The panel explores barriers to reverse translation, where clinical and real-world data inform preclinical research. Kim describes this as a powerful approach for understanding non-responders, assessing why drugs fail, and identifying disease segments with unmet needs. However, challenges include tissue preservation methods, integration of heterogeneous data types, and the need to pose clear questions at the outset. Lanz adds that species differences remain a complexity, as platforms optimised for humans may not apply equally to preclinical models. Wang and Peng highlight the importance of early planning, statistical power, and thoughtful cohort design to maximize the value of omics data.

The panel also address disease microenvironments, including tumours and neurodegenerative tissues. Wang describes the tumour microenvironment as a complex ecosystem of tumour cells, stromal cells, vasculature, and immune infiltrates, where multi-omics functions as a molecular microscope capable of dissecting heterogeneity at single-cell and spatial levels. Peng emphasises that in neurodegeneration, focusing on affected subregions or single cells can yield more informative signals than bulk analysis, and that understanding cell-to-cell communication is essential.
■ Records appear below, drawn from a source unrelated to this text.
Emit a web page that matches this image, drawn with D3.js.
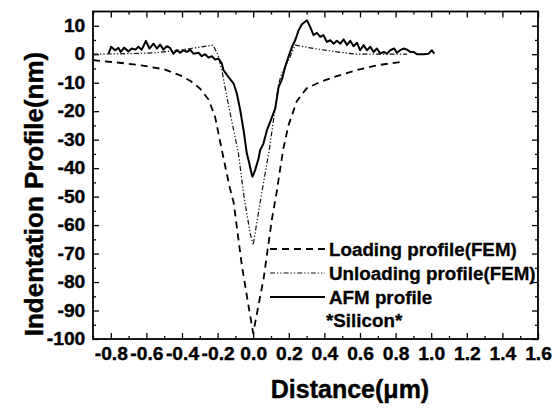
<!DOCTYPE html>
<html>
<head>
<meta charset="utf-8">
<script src="https://cdn.jsdelivr.net/npm/d3@7"></script>
<style>
  html, body { margin: 0; padding: 0; background: #fff; }
  svg text { font-family: "Liberation Sans", Arial, sans-serif; font-weight: bold; fill: #000; }
</style>
</head>
<body>
<svg id="chart" width="553" height="408"></svg>
<script>
// Indentation profiles across the indent (distance in µm, depth in nm)
const loadingX = [-0.9, -0.75, -0.63, -0.5, -0.41, -0.35, -0.3, -0.25, -0.214, -0.176, -0.135, -0.11, -0.064, -0.03, 0.0,
                  0.03, 0.058, 0.105, 0.133, 0.152, 0.17, 0.198, 0.245, 0.3, 0.377, 0.47, 0.58, 0.695, 0.85];
const loadingY = [-2.1, -3.0, -3.9, -5.3, -7.4, -9.5, -12, -16, -22, -33.7, -46, -52, -74, -87, -98,
                  -88, -79, -58, -48, -40, -33, -25, -16.5, -12, -9.7, -7.7, -5.6, -3.9, -2.5];

const unloadingX = [-0.9, -0.7, -0.55, -0.45, -0.35, -0.225, -0.197, -0.176, -0.148, -0.11, -0.083, -0.054, -0.017, 0.0,
                    0.01, 0.05, 0.09, 0.143, 0.16, 0.198, 0.236, 0.34, 0.47, 0.58, 0.865];
const unloadingY = [0, 0.2, 0.5, 1.2, 2.0, 3.2, -0.4, -5.6, -15, -26.7, -34.8, -49, -63, -67,
                    -63, -48, -33.7, -10.3, -6.8, -2.1, 3.2, 2.0, 0.8, 0, 0];

const afmX = [-0.813, -0.798, -0.776, -0.757, -0.744, -0.725, -0.701, -0.682, -0.663, -0.645, -0.626, -0.603, -0.583,
              -0.56, -0.541, -0.523, -0.504, -0.485, -0.467, -0.448, -0.429, -0.41, -0.392, -0.373, -0.354, -0.336,
              -0.307, -0.289, -0.27, -0.251, -0.232, -0.214, -0.195, -0.176, -0.167, -0.139, -0.11, -0.092, -0.073,
              -0.054, -0.036, -0.026, -0.007, -0.004, 0.011, 0.03, 0.039, 0.058, 0.077, 0.096, 0.124, 0.143, 0.16,
              0.18, 0.198, 0.218, 0.236, 0.255, 0.274, 0.302, 0.32, 0.339, 0.358, 0.377, 0.395, 0.414, 0.433, 0.452,
              0.47, 0.49, 0.508, 0.527, 0.545, 0.564, 0.583, 0.601, 0.62, 0.639, 0.658, 0.676, 0.695, 0.714, 0.733,
              0.751, 0.77, 0.792, 0.807, 0.826, 0.845, 0.864, 0.882, 0.901, 0.92, 0.957, 0.985, 1.004, 1.017];
const afmY = [0.2, 2.6, 1.4, 2.2, 0.8, 2.3, 1.0, 2.0, 1.6, 2.6, 1.6, 4.7, 2.0,
              3.7, 2.0, 3.4, 1.6, 2.8, 2.2, 0.2, 1.4, 0.5, 1.4, 0.8, 1.6, 0.2,
              0.5, -0.7, 0, -1.2, -0.7, -1.9, -1.5, -3.3, -5.6, -8, -10.3, -13.8, -19.6,
              -26.7, -34.8, -37.2, -42.5, -43, -40.7, -36.6, -33.7, -31.3, -26.7, -23.7, -19, -11.5, -9.1,
              -4.4, -0.9, 2.6, 4.9, 8.4, 10.5, 11.9, 9.6, 6.7, 7.5, 6.1, 6.7, 4.3, 4.9, 3.7,
              4.7, 3.7, 5.2, 3.2, 4.7, 2.8, 4.0, 1.4, 3.2, 1.4, 2.6, 0.8, 2.0, 0.2, 0.8,
              0.2, 1.4, 2.0, 0.5, 1.4, 2.0, 1.6, 0.8, 0.8, 0, 0, 0.2, 1.4, 0.2];

const xMajorTicks = [-0.8, -0.6, -0.4, -0.2, 0.0, 0.2, 0.4, 0.6, 0.8, 1.0, 1.2, 1.4, 1.6];
const xMinorTicks = [-0.9, -0.7, -0.5, -0.3, -0.1, 0.1, 0.3, 0.5, 0.7, 0.9, 1.1, 1.3, 1.5];
const yMajorTicks = [10, 0, -10, -20, -30, -40, -50, -60, -70, -80, -90, -100];
const yMinorTicks = [5, -5, -15, -25, -35, -45, -55, -65, -75, -85, -95];

const legendLabels = ["Loading profile(FEM)", "Unloading profile(FEM)", "AFM profile"];
const noteLabel = "*Silicon*";
const xTitle = "Distance(\u03bcm)";
const yTitle = "Indentation Profile(nm)";

const svg = d3.select("#chart");
const plotLeft = 93, plotRight = 538, plotTop = 11.5, plotBottom = 339;

const x = d3.scaleLinear().domain([-0.9, 1.6]).range([plotLeft, plotRight]);
const y = d3.scaleLinear().domain([-100, 15]).range([plotBottom, plotTop]);

// tick labels use a plain hyphen for negatives
const locale = d3.formatLocale({ decimal: ".", thousands: ",", grouping: [3], currency: ["", ""], minus: "-" });
const fmt = locale.format(".1f");
const yfmt = locale.format("d");

// axes: major ticks labelled, minor ticks short, all pointing into the frame
function drawAxis(axisFn, scale, ticks, size, format, transform, fontSize, pad) {
  const ax = axisFn(scale).tickValues(ticks).tickSizeInner(-size).tickSizeOuter(0)
    .tickPadding(format ? pad : 0).tickFormat(format || (() => ""));
  const g = svg.append("g").attr("transform", transform).call(ax);
  g.select(".domain").remove();
  g.selectAll(".tick line").attr("stroke", "#000").attr("stroke-width", 1.3);
  g.selectAll("text").attr("font-size", fontSize).attr("fill", "#000")
    .attr("stroke", "#000").attr("stroke-width", 0.35)
    .attr("transform", "scale(1.1,1)")
    .attr("font-family", "Liberation Sans, Arial, sans-serif").attr("font-weight", "bold");
  return g;
}

// bottom
drawAxis(d3.axisBottom, x, xMajorTicks, 6, fmt, `translate(0,${plotBottom})`, 17.5, 9);
drawAxis(d3.axisBottom, x, xMinorTicks, 3, null, `translate(0,${plotBottom})`, 17, 0);
// top
drawAxis(d3.axisTop, x, xMajorTicks, 6, null, `translate(0,${plotTop})`, 17, 0);
drawAxis(d3.axisTop, x, xMinorTicks, 3, null, `translate(0,${plotTop})`, 17, 0);
// left
drawAxis(d3.axisLeft, y, yMajorTicks, 6, yfmt, `translate(${plotLeft},0)`, 17.5, 7);
drawAxis(d3.axisLeft, y, yMinorTicks, 3, null, `translate(${plotLeft},0)`, 17, 0);
// right
drawAxis(d3.axisRight, y, yMajorTicks, 6, null, `translate(${plotRight},0)`, 17, 0);
drawAxis(d3.axisRight, y, yMinorTicks, 3, null, `translate(${plotRight},0)`, 17, 0);

// frame
svg.append("rect").attr("x", plotLeft).attr("y", plotTop)
  .attr("width", plotRight - plotLeft).attr("height", plotBottom - plotTop)
  .attr("fill", "none").attr("stroke", "#000").attr("stroke-width", 1.8);

const line = d3.line().x(d => x(d[0])).y(d => y(d[1]));
const zip = (a, b) => a.map((v, i) => [v, b[i]]);

const styles = [
  { dash: "7,5", width: 1.8, color: "#000" },
  { dash: "5,2,1.3,2,1.3,2", width: 1.2, color: "#111" },
  { dash: null, width: 2, color: "#000" }
];
const series = [zip(loadingX, loadingY), zip(unloadingX, unloadingY), zip(afmX, afmY)];

series.forEach((pts, i) => {
  svg.append("path").datum(pts).attr("d", line).attr("fill", "none")
    .attr("stroke", styles[i].color).attr("stroke-width", styles[i].width)
    .attr("stroke-dasharray", styles[i].dash).attr("stroke-linejoin", "round");
});

// legend
const legY = [249, 273, 297];
legendLabels.forEach((lab, i) => {
  svg.append("line").attr("x1", 270).attr("x2", 325).attr("y1", legY[i]).attr("y2", legY[i])
    .attr("stroke", styles[i].color).attr("stroke-width", styles[i].width)
    .attr("stroke-dasharray", styles[i].dash);
  svg.append("text").attr("x", 329).attr("y", legY[i]).attr("dy", "0.36em")
    .attr("font-size", 18.8).attr("stroke", "#000").attr("stroke-width", 0.3).text(lab);
});
svg.append("text").attr("x", 326).attr("y", 320).attr("dy", "0.36em").attr("font-size", 18.8)
  .attr("stroke", "#000").attr("stroke-width", 0.3).text(noteLabel);

// axis titles
svg.append("text").attr("x", 350).attr("y", 398).attr("text-anchor", "middle")
  .attr("font-size", 25).attr("stroke", "#000").attr("stroke-width", 0.4).text(xTitle);
svg.append("text").attr("transform", "translate(43,194) rotate(-90)").attr("text-anchor", "middle")
  .attr("font-size", 26).attr("stroke", "#000").attr("stroke-width", 0.4).text(yTitle);
</script>
</body>
</html>
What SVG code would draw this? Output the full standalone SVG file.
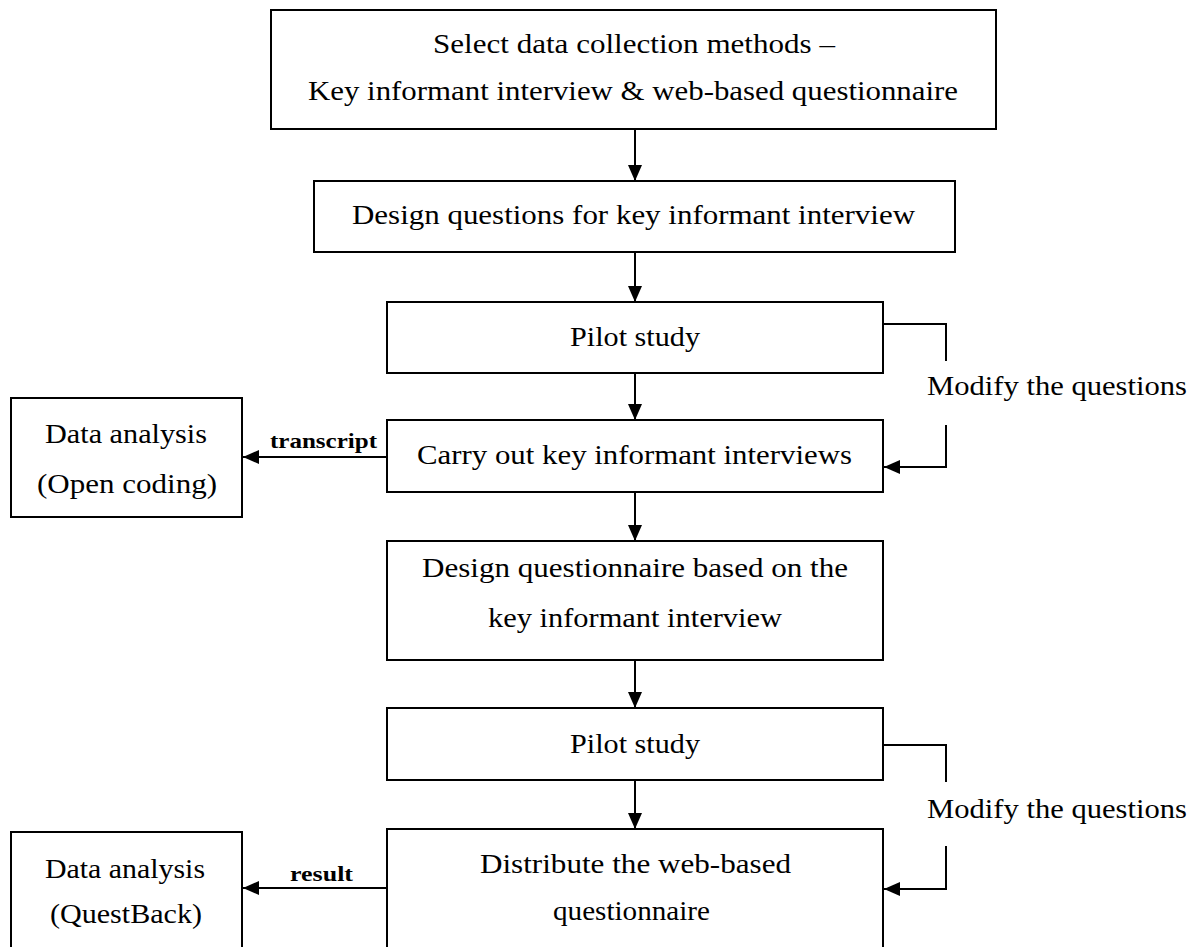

Throughout this webinar, the panel agree that multi-omics is already shaping drug discovery and development in profound ways, with target identification and biomarker development standing out as near-term beneficiaries. At the same time, the field faces clear challenges in cost, data integration, and translational relevance. These discussions highlight that the future success of multi-omics will depend on careful planning, alignment of questions with technologies, and continued collaboration across the scientific ecosystem.